Серёжа будто ждал прихода Пантелея и радостно закричал, отчего Галина Петровна буквально подпрыгнула с кровати.
— Доктор Пантелей, а мне уже можно ходить?!
— Думаю, можно, — улыбнулся Пантелей, — только не прыгать, не бегать, а потихоньку ходить.
— Писять хочется. И чаю.
— Сейчас, милый, чай придумаем, — всполошилась Галина Петровна, торопливо прибирая волосы.
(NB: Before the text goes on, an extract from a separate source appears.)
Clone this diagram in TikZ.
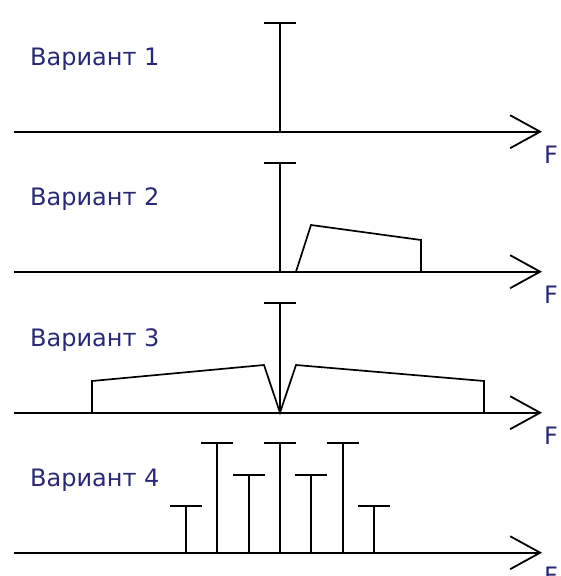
\documentclass[tikz,border=0pt]{standalone}
\usepackage{fontspec}
\setmainfont{DejaVu Sans}
\usetikzlibrary{calc,arrows.meta,positioning}
\definecolor{labelblue}{RGB}{40,40,120}

\begin{document}
\begin{tikzpicture}[x=1pt,y=-1pt]
    \tikzset{axis/.style={line width=1.8pt,-{Straight Barb[length=30pt,width=33pt,line width=1.8pt]}},
        spike/.style={line width=1.7pt},
        band/.style={line width=1.7pt,line join=miter},
        lbl/.style={text=labelblue,font=\fontsize{24}{28}\selectfont,anchor=base west,inner sep=0pt},}
    \useasboundingbox (0,0) rectangle (560,576);
    % axes, labels
    \foreach \i/\y in {1/131.7,2/271.7,3/412.7,4/552.7} {
        \coordinate (a\i) at (14,\y);
        \coordinate (b\i) at (542,\y);
        \draw[axis] (a\i) -- (b\i);
        \node[lbl] (var\i) at (30,\y-66.5) {Вариант \i};
        \node[lbl] (f\i) at (544,\y+32) {F};
    }
    % Variant 1
    \draw[spike] (280,131.7) -- (280,22.7) (264,22.7) -- (296,22.7);
    % Variant 2
    \draw[spike] (280,271.7) -- (280,163.3) (264,163.3) -- (296,163.3);
    \draw[band] (296,271.7) -- (311,225) -- (421,240) -- (421,271.7);
    % Variant 3
    \draw[spike] (280,412.7) -- (280,302.7) (264,302.7) -- (296,302.7);
    \draw[band] (92,412.7) -- (92,381) -- (264,365) -- (280,412.7) -- (296,365) -- (484,381) -- (484,412.7);
    % Variant 4
    \foreach \x/\h in {186/506,217/443.3,249/475,280/443.3,311/475,343/443.3,374/506}
        \draw[spike] (\x,552.7) -- (\x,\h) (\x-16,\h) -- (\x+16,\h);
\end{tikzpicture}
\end{document}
— А молиться со мной пойдёшь? — спросил Пантелей.
— Молиться?
— Ну да. У нас в больнице маленькая часовенка. Туда всегда батюшка приходил. Мы сначала с ним вдвоём молились, а потом больных всё больше приходить стало. Даже те, которым трудно было. Мы там акафисты читали…
— Я одну молитву знаю, — деловито сообщил Серёжа, — меня мама научила.
— Научишь меня? — попросил Пантелей.
— Конечно, вот слушайте. Добрый Ангел мой Хранитель, защити меня от бед, позови меня в обитель, где сияет Божий свет.
— Это стихи, — удивилась Даша.
— Это молитва, — по-взрослому нахмурился Серёжа, — мы с мамой разучили, она говорила, когда мне плохо или страшно, чтобы я её повторял.
— Это молитва, — согласился Пантелей.
Галина Петровна торопливо прижала ладонью выступившую слезу и отвернулась в сторону, будто поправляла постель. Стало тихо, и тут Серёжа заметил:
— А почему птичек не слышно?
Все изумились этому вопросу, а Даша снова подошла к окну.
— Действительно, почему? — спросила она в стекло. — Темнеет, и птиц не видно.
5
Новое утро не принесло Михаилу Давыдовичу душевного покоя. Напротив, очнувшись в светлой своей половине-части, опять же — без памяти о вчерашнем дне, он испытывал муки совести. Причём куда большие, чем обычно. Быстро и точно понял главное в своём состоянии: жить не хотелось, а умирать было страшно. Решил не ходить ни на какие общие сборища. Борьба за выживание его интересовала меньше всего. В первый раз в жизни Михаилу Давыдовичу захотелось помолиться, но он только смутно осознавал это желание, не имея представления, как его осуществить. Сделал несколько кругов по квартире, пока уразумел, что ищет хоть какую-то икону, и, не найдя, просто бухнулся перед окном на колени. Глядя в серое марево неба, профессор прошептал:
— Я знаю, что я ничтожество. Я другого не знаю — что мне делать? Зачем Ты меня оставил со всеми этими людьми? Какая им от меня польза? И не могу я больше так мучиться, не могу, слышишь? Да, это я во всём виноват, я всегда это знал где-то глубоко внутри себя, я глушил и стирал это знание, но оно вновь и вновь напоминало о себе. Это был Твой голос… Видишь, и это я понимаю. Но теперь просто испепели меня, потому что нет сил жить разделённым на две половины, так и не понимая, не дотягиваясь до целого. Испепели, чтоб и пепла не осталось. Ты же знаешь, что я настолько трус, что и руки на себя наложить не смогу, да и не надо этого Тебе. Господи, больно-то как… — и зарыдал так, как ни разу не плакал от самых больших обид в детстве, как не плакал, когда потерял Таню.